GOAL ::
Output all of the entries below precisely as written.

=======

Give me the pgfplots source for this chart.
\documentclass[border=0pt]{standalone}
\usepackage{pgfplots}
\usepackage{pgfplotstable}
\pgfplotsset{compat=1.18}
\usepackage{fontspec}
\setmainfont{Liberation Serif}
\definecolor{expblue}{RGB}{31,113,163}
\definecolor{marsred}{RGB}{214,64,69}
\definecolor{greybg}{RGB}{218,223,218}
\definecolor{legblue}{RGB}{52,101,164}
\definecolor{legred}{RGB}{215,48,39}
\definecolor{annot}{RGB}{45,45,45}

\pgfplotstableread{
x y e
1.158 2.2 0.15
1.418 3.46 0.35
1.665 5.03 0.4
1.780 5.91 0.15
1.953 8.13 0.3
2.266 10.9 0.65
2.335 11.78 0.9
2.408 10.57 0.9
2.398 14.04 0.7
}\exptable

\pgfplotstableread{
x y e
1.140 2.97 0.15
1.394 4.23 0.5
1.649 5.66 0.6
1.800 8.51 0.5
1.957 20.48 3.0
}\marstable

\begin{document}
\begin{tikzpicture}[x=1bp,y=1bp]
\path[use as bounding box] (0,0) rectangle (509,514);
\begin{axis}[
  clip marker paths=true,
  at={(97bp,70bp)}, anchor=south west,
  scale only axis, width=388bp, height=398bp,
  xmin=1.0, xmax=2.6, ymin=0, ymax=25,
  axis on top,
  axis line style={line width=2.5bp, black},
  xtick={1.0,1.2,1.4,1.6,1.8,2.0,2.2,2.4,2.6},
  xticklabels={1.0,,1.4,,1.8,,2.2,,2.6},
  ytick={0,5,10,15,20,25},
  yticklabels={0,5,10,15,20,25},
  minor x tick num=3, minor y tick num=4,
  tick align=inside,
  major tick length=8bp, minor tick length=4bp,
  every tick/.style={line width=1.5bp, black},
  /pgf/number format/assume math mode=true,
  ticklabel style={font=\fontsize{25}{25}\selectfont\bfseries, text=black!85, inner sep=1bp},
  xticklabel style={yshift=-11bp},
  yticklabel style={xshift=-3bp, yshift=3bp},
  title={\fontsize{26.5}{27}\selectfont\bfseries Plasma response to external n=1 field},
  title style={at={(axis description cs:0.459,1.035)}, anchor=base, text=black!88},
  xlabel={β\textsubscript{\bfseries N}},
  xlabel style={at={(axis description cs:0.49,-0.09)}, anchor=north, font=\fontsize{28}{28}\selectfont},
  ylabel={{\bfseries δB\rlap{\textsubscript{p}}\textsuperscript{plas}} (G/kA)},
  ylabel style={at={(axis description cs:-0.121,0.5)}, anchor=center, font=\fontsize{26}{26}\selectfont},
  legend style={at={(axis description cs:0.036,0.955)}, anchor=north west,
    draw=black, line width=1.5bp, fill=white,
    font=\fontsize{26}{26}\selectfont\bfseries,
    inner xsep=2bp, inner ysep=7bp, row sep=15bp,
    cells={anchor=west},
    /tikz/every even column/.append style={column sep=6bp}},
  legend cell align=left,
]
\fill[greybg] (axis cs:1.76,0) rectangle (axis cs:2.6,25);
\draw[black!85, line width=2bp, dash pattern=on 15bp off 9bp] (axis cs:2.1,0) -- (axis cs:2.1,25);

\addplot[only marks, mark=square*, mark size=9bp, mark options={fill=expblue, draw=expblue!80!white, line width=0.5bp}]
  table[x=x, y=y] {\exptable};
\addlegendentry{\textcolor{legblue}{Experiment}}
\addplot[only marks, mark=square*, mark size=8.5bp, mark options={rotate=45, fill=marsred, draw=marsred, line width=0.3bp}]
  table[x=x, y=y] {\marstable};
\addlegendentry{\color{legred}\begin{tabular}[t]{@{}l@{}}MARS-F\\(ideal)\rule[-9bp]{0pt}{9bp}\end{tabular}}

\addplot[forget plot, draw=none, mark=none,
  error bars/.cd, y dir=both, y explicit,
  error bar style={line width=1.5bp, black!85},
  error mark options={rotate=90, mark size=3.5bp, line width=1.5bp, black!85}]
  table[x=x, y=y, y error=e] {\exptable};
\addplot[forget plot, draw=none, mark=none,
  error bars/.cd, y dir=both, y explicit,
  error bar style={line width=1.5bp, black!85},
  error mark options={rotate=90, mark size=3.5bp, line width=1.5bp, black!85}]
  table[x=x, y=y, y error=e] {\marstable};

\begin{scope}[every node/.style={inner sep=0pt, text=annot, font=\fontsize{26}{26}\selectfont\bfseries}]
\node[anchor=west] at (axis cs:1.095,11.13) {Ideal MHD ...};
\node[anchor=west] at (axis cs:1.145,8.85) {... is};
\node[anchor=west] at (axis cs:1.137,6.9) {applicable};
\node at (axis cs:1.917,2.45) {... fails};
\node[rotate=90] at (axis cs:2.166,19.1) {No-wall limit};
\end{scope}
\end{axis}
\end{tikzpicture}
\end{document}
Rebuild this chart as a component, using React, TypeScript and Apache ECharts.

=======

OUTPUT OF THE TASK ::
Give me the pgfplots source for this chart.
\documentclass[border=0pt]{standalone}
\usepackage{pgfplots}
\usepackage{pgfplotstable}
\pgfplotsset{compat=1.18}
\usepackage{fontspec}
\setmainfont{Liberation Serif}
\definecolor{expblue}{RGB}{31,113,163}
\definecolor{marsred}{RGB}{214,64,69}
\definecolor{greybg}{RGB}{218,223,218}
\definecolor{legblue}{RGB}{52,101,164}
\definecolor{legred}{RGB}{215,48,39}
\definecolor{annot}{RGB}{45,45,45}

\pgfplotstableread{
x y e
1.158 2.2 0.15
1.418 3.46 0.35
1.665 5.03 0.4
1.780 5.91 0.15
1.953 8.13 0.3
2.266 10.9 0.65
2.335 11.78 0.9
2.408 10.57 0.9
2.398 14.04 0.7
}\exptable

\pgfplotstableread{
x y e
1.140 2.97 0.15
1.394 4.23 0.5
1.649 5.66 0.6
1.800 8.51 0.5
1.957 20.48 3.0
}\marstable

\begin{document}
\begin{tikzpicture}[x=1bp,y=1bp]
\path[use as bounding box] (0,0) rectangle (509,514);
\begin{axis}[
  clip marker paths=true,
  at={(97bp,70bp)}, anchor=south west,
  scale only axis, width=388bp, height=398bp,
  xmin=1.0, xmax=2.6, ymin=0, ymax=25,
  axis on top,
  axis line style={line width=2.5bp, black},
  xtick={1.0,1.2,1.4,1.6,1.8,2.0,2.2,2.4,2.6},
  xticklabels={1.0,,1.4,,1.8,,2.2,,2.6},
  ytick={0,5,10,15,20,25},
  yticklabels={0,5,10,15,20,25},
  minor x tick num=3, minor y tick num=4,
  tick align=inside,
  major tick length=8bp, minor tick length=4bp,
  every tick/.style={line width=1.5bp, black},
  /pgf/number format/assume math mode=true,
  ticklabel style={font=\fontsize{25}{25}\selectfont\bfseries, text=black!85, inner sep=1bp},
  xticklabel style={yshift=-11bp},
  yticklabel style={xshift=-3bp, yshift=3bp},
  title={\fontsize{26.5}{27}\selectfont\bfseries Plasma response to external n=1 field},
  title style={at={(axis description cs:0.459,1.035)}, anchor=base, text=black!88},
  xlabel={β\textsubscript{\bfseries N}},
  xlabel style={at={(axis description cs:0.49,-0.09)}, anchor=north, font=\fontsize{28}{28}\selectfont},
  ylabel={{\bfseries δB\rlap{\textsubscript{p}}\textsuperscript{plas}} (G/kA)},
  ylabel style={at={(axis description cs:-0.121,0.5)}, anchor=center, font=\fontsize{26}{26}\selectfont},
  legend style={at={(axis description cs:0.036,0.955)}, anchor=north west,
    draw=black, line width=1.5bp, fill=white,
    font=\fontsize{26}{26}\selectfont\bfseries,
    inner xsep=2bp, inner ysep=7bp, row sep=15bp,
    cells={anchor=west},
    /tikz/every even column/.append style={column sep=6bp}},
  legend cell align=left,
]
\fill[greybg] (axis cs:1.76,0) rectangle (axis cs:2.6,25);
\draw[black!85, line width=2bp, dash pattern=on 15bp off 9bp] (axis cs:2.1,0) -- (axis cs:2.1,25);

\addplot[only marks, mark=square*, mark size=9bp, mark options={fill=expblue, draw=expblue!80!white, line width=0.5bp}]
  table[x=x, y=y] {\exptable};
\addlegendentry{\textcolor{legblue}{Experiment}}
\addplot[only marks, mark=square*, mark size=8.5bp, mark options={rotate=45, fill=marsred, draw=marsred, line width=0.3bp}]
  table[x=x, y=y] {\marstable};
\addlegendentry{\color{legred}\begin{tabular}[t]{@{}l@{}}MARS-F\\(ideal)\rule[-9bp]{0pt}{9bp}\end{tabular}}

\addplot[forget plot, draw=none, mark=none,
  error bars/.cd, y dir=both, y explicit,
  error bar style={line width=1.5bp, black!85},
  error mark options={rotate=90, mark size=3.5bp, line width=1.5bp, black!85}]
  table[x=x, y=y, y error=e] {\exptable};
\addplot[forget plot, draw=none, mark=none,
  error bars/.cd, y dir=both, y explicit,
  error bar style={line width=1.5bp, black!85},
  error mark options={rotate=90, mark size=3.5bp, line width=1.5bp, black!85}]
  table[x=x, y=y, y error=e] {\marstable};

\begin{scope}[every node/.style={inner sep=0pt, text=annot, font=\fontsize{26}{26}\selectfont\bfseries}]
\node[anchor=west] at (axis cs:1.095,11.13) {Ideal MHD ...};
\node[anchor=west] at (axis cs:1.145,8.85) {... is};
\node[anchor=west] at (axis cs:1.137,6.9) {applicable};
\node at (axis cs:1.917,2.45) {... fails};
\node[rotate=90] at (axis cs:2.166,19.1) {No-wall limit};
\end{scope}
\end{axis}
\end{tikzpicture}
\end{document}
Rebuild this chart as a component, using React, TypeScript and Apache ECharts.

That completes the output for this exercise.